When my daughter was seven years old her favorite book was The Baby Blue Cat Who Said No, written by Anislie Pryor.
The story is about a Mama Cat and her three kittens. Mama Cat loves her children, and all of them cooperate except Baby Blue Cat who always says, “No!”.
I bought this book for my daughter, because I was hoping she would see the similarity between Baby Blue Cat’s behavior and her own. What I never expected was that she would bring it up herself.
“The Baby Blue Cat is funny isn’t he Mami?” she said to me one night.
“Yes, this is a funny book. But the mama cat in the story doesn’t think so.”
“Mama Cat gets sad.”
“Yes, she does.” I said.
“Baby Blue Cat always says no, and he doesn’t listen.”
“That’s right. Mommies get frustrated when their children say no all the time.”
“Mami, I am going to cover my mouth with both hands and think really hard before I say no to you.”
“That’s a great idea!” I said giving her a hug.
“I know, Mami; I’m smart about ideas.” She answered.
It’s important that parents understand their children, so that they can guide them, but also let them figure things out on their own.
Every child has a different temperament and deals with the world according to his or her traits.
Researchers use to think that children were all born the same, but turned out differently because of how they were raised.
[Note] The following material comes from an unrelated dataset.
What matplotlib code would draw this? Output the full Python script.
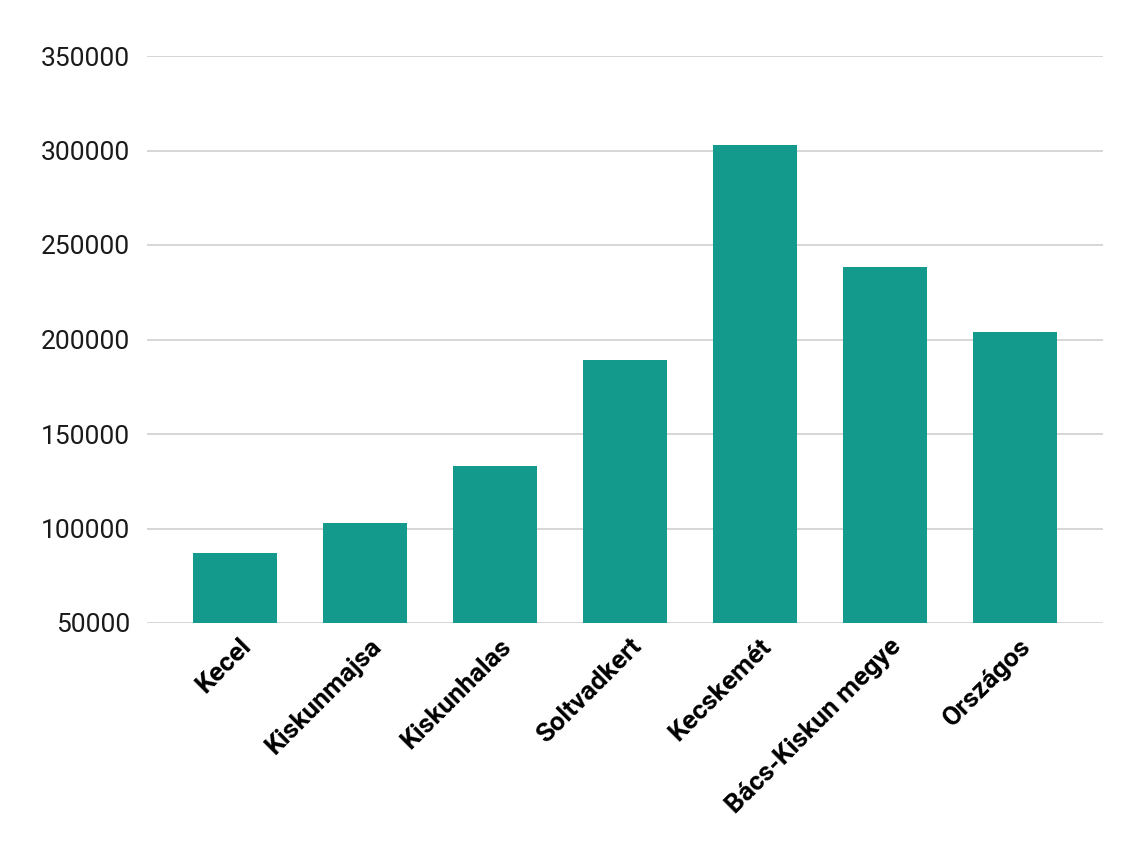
import matplotlib
matplotlib.use("Agg")
import matplotlib.pyplot as plt

categories = ["Kecel", "Kiskunmajsa", "Kiskunhalas", "Soltvadkert", "Kecskemét",
              "Bács-Kiskun megye", "Országos"]
values = [86900, 102900, 133200, 189000, 302800, 238300, 204200]
yticks = [50000, 100000, 150000, 200000, 250000, 300000, 350000]

plt.rcParams['font.family'] = ['Roboto', 'DejaVu Sans']

fig = plt.figure(figsize=(11.46, 8.59), dpi=100)
ax = fig.add_axes([147/1146, 1-623/859, (1103-147)/1146, (623-56)/859])

x = list(range(len(categories)))
ax.bar(x, values, width=0.646, color="#139A8C", zorder=3)

ax.set_ylim(50000, 350000)
ax.set_xlim(-0.677, 6.677)
ax.set_yticks(yticks)
ax.set_yticklabels([str(v) for v in yticks], fontsize=19, color="#1a1a1a")
ax.yaxis.grid(True, color="#cccccc", linewidth=1.1, zorder=0)
ax.set_axisbelow(True)
for s in ax.spines.values():
    s.set_visible(False)
ax.tick_params(axis='y', length=0, pad=12)
ax.tick_params(axis='x', length=0, pad=8)
ax.set_xticks(x)
ax.set_xticklabels(categories, rotation=45, ha='right', rotation_mode='anchor',
                   fontsize=19, fontweight='bold', color="#000000")
for lbl in ax.get_xticklabels():
    lbl.set_x(lbl.get_position()[0])
import matplotlib.transforms as mtransforms
offset = mtransforms.ScaledTranslation(4/100, 0, fig.dpi_scale_trans)
for lbl in ax.get_xticklabels():
    lbl.set_transform(lbl.get_transform() + offset)

fig.savefig("out.png", dpi=100, facecolor="white")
They thought that what mattered most was how their parents treated them. However, now we know that children are born with different temperament traits, and that they remain different no matter how they are parented.
Ask any parent who has more than one child and they will tell you that although their children might have some things in common, each child is very different.
There is no such thing as a “good” or “bad” kid in terms of temperament. Parents just need to understand each child and then learn skills to help them manage their children.
If you are interested in understanding more about temperament traits I suggest you read Temperament Tools, by Helen Neville and Diane Clark Johnson.